The White House business council led by prominent Yale donor Stephen Schwarzman ’69 disbanded on Wednesday, after President Donald Trump came under fire for his comments on the violence in Charlottesville, Virginia.
Schwarzman — who donated $150 million to Yale in 2015 to fund the construction of the Schwarzman Center — organized a conference call with other members of the council on Wednesday morning to discuss the group’s future, according to the New York Times.
After a debate, the business executives on the call decided to disband the council, officially known as the Strategic and Policy Forum, the Times reported.
Trump formed the council last December, and appointed Schwarzman as chair. Since then, the Blackstone founder has emerged as one of Trump’s closest confidantes in the business world, advising the president on issues ranging from the economy to immigration.

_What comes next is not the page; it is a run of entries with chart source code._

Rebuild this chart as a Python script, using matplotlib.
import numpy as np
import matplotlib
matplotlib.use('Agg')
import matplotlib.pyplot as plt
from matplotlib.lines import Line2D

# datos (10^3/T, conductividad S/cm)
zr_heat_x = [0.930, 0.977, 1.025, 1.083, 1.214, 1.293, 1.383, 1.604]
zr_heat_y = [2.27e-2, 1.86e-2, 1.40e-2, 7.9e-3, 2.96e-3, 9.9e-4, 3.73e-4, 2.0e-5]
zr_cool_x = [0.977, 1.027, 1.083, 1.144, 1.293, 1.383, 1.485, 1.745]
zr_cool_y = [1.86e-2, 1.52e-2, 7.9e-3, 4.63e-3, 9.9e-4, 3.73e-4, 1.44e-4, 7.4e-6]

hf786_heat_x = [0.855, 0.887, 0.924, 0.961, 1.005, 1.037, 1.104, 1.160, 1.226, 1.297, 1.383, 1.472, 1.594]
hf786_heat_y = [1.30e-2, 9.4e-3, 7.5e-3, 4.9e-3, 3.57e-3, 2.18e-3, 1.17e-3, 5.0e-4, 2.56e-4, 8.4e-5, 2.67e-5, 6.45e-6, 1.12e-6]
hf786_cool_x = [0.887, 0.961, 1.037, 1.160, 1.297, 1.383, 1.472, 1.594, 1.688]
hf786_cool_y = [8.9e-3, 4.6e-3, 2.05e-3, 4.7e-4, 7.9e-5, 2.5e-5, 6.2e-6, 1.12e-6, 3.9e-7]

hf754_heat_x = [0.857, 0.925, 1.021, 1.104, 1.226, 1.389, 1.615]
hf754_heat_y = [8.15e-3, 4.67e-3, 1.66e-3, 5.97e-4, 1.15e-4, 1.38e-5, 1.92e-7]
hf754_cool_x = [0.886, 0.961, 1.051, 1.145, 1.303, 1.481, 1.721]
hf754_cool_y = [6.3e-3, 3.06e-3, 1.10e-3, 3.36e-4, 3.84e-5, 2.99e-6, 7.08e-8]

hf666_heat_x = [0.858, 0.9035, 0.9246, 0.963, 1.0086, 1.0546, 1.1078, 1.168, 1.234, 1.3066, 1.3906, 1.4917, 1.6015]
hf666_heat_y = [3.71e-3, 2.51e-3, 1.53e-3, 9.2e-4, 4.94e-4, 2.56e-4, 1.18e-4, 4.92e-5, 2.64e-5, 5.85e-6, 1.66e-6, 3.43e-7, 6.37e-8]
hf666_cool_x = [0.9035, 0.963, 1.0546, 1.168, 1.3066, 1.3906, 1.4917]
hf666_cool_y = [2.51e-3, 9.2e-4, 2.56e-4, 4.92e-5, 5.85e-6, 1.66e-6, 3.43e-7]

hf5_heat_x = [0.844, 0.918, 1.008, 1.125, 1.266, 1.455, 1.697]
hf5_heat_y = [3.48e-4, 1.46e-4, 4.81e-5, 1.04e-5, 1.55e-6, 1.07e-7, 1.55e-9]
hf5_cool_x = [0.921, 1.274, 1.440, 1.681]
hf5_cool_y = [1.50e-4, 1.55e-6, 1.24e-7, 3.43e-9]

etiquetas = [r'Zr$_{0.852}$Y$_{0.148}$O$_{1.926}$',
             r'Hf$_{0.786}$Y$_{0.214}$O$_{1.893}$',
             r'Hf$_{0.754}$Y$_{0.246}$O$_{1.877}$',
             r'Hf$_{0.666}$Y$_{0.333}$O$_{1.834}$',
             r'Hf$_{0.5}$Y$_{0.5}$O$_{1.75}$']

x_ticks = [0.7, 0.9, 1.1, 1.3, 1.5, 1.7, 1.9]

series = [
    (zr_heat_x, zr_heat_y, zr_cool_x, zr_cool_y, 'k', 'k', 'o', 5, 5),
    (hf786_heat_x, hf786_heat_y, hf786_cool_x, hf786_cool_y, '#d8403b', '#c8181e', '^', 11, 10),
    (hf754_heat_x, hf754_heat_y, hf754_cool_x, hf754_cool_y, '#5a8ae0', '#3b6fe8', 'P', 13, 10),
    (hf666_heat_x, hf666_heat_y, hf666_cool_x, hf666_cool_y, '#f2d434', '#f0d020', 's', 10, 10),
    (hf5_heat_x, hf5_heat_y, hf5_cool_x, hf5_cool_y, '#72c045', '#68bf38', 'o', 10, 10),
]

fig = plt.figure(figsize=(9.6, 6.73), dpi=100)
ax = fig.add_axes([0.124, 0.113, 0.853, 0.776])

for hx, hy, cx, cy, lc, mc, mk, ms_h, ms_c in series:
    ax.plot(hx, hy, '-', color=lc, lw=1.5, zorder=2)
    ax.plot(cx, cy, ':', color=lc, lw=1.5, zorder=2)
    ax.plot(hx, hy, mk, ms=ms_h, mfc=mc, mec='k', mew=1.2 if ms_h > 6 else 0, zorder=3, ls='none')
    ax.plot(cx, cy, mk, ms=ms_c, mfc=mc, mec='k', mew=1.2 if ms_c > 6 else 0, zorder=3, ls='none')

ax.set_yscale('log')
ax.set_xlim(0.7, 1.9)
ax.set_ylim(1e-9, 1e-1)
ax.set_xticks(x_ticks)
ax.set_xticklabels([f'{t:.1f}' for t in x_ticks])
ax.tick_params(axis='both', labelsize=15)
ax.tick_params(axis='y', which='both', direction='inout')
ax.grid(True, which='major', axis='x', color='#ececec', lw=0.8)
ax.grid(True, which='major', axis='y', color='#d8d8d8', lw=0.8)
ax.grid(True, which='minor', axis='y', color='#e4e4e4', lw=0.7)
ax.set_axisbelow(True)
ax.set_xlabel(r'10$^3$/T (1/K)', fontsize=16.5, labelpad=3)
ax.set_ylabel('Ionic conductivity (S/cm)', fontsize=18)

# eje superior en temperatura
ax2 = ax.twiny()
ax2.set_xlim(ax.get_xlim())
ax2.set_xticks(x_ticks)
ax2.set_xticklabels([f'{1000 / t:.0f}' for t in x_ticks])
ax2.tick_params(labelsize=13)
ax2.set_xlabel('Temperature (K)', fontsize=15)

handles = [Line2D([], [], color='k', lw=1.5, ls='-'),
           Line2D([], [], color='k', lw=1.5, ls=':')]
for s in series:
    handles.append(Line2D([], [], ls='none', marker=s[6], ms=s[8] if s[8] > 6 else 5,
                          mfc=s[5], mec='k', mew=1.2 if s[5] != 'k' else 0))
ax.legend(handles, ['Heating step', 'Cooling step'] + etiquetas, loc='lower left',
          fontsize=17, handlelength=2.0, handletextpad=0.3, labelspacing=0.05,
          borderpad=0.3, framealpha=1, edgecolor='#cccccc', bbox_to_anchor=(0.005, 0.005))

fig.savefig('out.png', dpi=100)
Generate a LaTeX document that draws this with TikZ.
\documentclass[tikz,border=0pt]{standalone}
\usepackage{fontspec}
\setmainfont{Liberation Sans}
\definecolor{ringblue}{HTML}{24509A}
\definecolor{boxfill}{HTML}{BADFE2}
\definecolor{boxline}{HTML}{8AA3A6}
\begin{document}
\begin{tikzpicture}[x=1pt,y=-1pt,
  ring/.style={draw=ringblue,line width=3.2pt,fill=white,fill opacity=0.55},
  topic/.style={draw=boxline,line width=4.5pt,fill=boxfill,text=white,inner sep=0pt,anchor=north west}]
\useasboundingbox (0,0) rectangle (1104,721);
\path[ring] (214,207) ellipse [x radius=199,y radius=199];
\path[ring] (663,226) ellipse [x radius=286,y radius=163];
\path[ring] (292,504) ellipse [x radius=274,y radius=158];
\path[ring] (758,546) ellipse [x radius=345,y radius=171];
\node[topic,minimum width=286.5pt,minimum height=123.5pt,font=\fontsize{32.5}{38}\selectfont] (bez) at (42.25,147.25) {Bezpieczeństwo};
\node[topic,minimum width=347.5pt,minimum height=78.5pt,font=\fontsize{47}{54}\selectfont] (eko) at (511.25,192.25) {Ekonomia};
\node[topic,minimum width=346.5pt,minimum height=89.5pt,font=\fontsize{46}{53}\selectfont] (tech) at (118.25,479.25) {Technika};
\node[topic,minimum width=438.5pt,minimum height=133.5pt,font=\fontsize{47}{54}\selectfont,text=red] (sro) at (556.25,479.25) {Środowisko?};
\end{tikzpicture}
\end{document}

But this week, eight members of another business advisory group — the president’s manufacturing council — resigned in protest after Trump repeatedly blamed the violence at last weekend’s alt-right rally in Charlottesville “on both sides.”
No members of the Strategic and Policy Forum stepped down after Trump’s Charlottesville comments. But two had previously resigned to protest the United States’ withdrawal from the Paris climate agreement. And a third, the former Uber CEO Travis Kalanick, left the council when Trump issued his immigration ban earlier this year.
After the conference call, Trump announced on Twitter that he was shutting down the manufacturing council and the Schwarzman-led Strategic and Policy Forum to avoid “putting pressure on the businesspeople.”
Schwarzman issued a statement on Monday condemning the violence in Charlottesville. But he did not step down from the Strategic and Policy Forum.
“Bigotry, hatred and extremism are an affront to core American values and have no place in this country,” Schwarzman wrote. “Encouraging tolerance and understanding must be a core national imperative and I will work to further that goal.”